My Rosie is almost eight years old.
She is beautiful, but she doesn’t care about that and is annoyed when I bring it up. Rosie wants me to hack her hair into a bowl cut that stays comfortably out of her face; she wears jeans or leggings and superhero t-shirts. Most of her friends are boys, because the girls find her odd. Her best friend is a boy I’ll call Jeremiah, who lives down the street. The two like to play with the tokusatsu action figures she sends away for from Japan with her allowance. They also like to build “haunted houses” on the porch– I once found “DONT COME IN HAUNTED HOUSE,” with the word “come” horrifically misspelled by Jeremiah, scrawled on my porch floor in chalk. They tossed footballs and pretend to go camping.
The other neighbor children have decided that Rosie and Jeremiah are dating.
This is apparently something that happens all the time in this town. Perhaps it happens everywhere and I never noticed– I’m the last person in the world to say my childhood was typical, after all. Girls my daughter’s age wear makeup and bras with nothing to stuff in the cups. They’re supposed to have crushes on the little boys they know, and they pair off into couples with them and proceed to have jealous, backbiting feuds. Rosie was shocked when one of the neighborhood girls was mean to her one afternoon, because she had “stolen her boyfriend,” by playing football with him. The next week, she reported that the little girl was crushed because she had broken it off with her boyfriend entirely. The week after that, she had another boyfriend.
“Girls that young can’t possibly have a boyfriend,” I said, but apparently they can.
I began to understand why so many high school students I’ve seen riding the bus are pregnant, and why everyone around here seems to view teen pregnancy as a rite of passage.
And then it dawned on me that Rosie was almost eight years old. Right now, the conversation about boyfriends is merely silly. There will come a time when it’s not, and that time gets closer every day.
About a week ago, Rosie was playing checkers on the porch with Jeremiah, when several children happened by. She knows all of them from the neighborhood. She alternately plays amicably with them and puts up with their teasing, in the grand tradition of neighborhood friends everywhere. This week, they teased.
“Is that your BOYFRIEND?” they taunted.
I opened the door, leaned out and shouted at the air. “For the record, you can’t have a boyfriend before you’re sixteen, and Rosie and Jeremiah are just friends.”
That was enough; the crowd scattered.
But there will come a time when my playing the annoyed mother won’t help.
We talked this situation over later.
“What you need to do,” I said, “Is roll your eyes. Don’t even talk to them when they call Jeremiah your boyfriend. Just roll your eyes as if it’s the stupidest thing you’ve ever heard anyone say. And that will embarrass them, and they’ll stop.”
Rosie liked this idea. “How do you roll your eyes?”
I demonstrated.
Rosie practiced over and over to get it right. This is how I discovered that not only can she cross her eyes, she can move her left eye completely independently of her right. As a deterrent, that eye-crossing may be better than ordinary eye-rolling.

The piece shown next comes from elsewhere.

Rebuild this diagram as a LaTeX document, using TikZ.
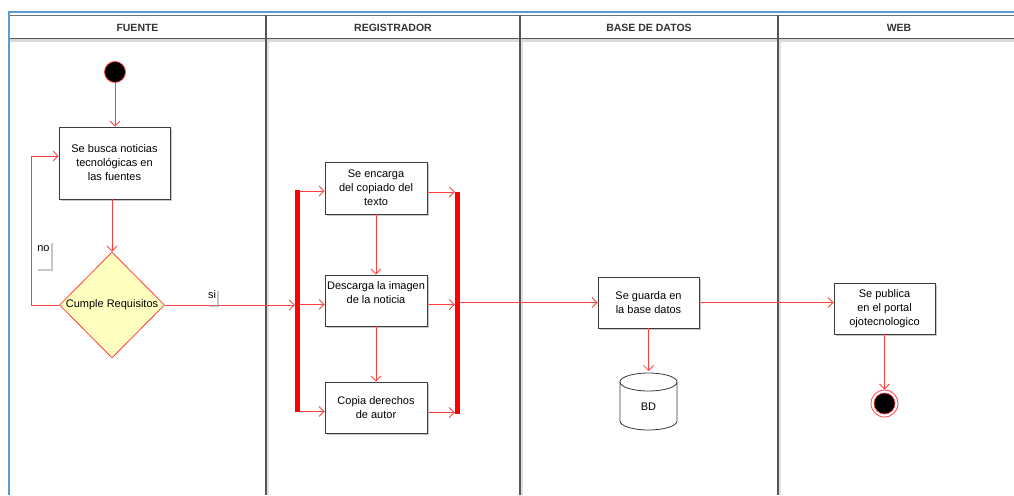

But it will only work for so long.
There will come a time when Rosie isn’t ridiculously young to be romantically involved with someone.
There will come a time when I won’t be there with suggestions, and she’ll have to make her own choices.
Yes, there will. Parents like to make crass jokes about sitting on the porch with a shotgun; we like to boast about how we’ve raised our children so well that we know exactly how they’ll behave in any given situation. But we don’t. What she does will be up to her, and the consequences will be hers to bear. I won’t be able to help.
And, of course, some of the things that happen to her will beyond her power to change entirely, no matter what choices she makes.
Two evenings a week, Rosie has martial arts lessons– taekwondo, judo and kickboxing. I’ve sat and watched her lessons at the dojo. She’s one of the smaller students, but what she lacks in size she makes up in tenacity and determination– she’s wanted to be a “ninja” since she was in preschool. Sometimes, when the students are sparring together, it’s all I can do not to stand up and intervene. Don’t do that. Stop hitting my daughter. Don’t straddle her. Get off of her. Never, ever hurt my daughter.
Rosie can handle it. She listens very carefully and performs the correct sequence of moves. She knows how to break an attacker’s arm, and what kind of choke will render him unconscious.
But there may come a day when that’s not enough.
Things happen– even to women who are prepared, and know how to break an arm.
Rose’s dojo is just down the street from Steubenville High School, internationally famous for rape. Nearby is Franciscan University, now famous for some extremely shady cover-ups of sexual assault. And then there’s what happened to me just a few blocks away from campus.
This isn’t a safe or healthy town to raise a daughter, but here I am.
This isn’t a fit world to bring children into, but here we are.
My Rosie is almost eight years old. After that she’ll be nine, then ten, then a teenager, and eventually a woman.
What will happen then is not up to me.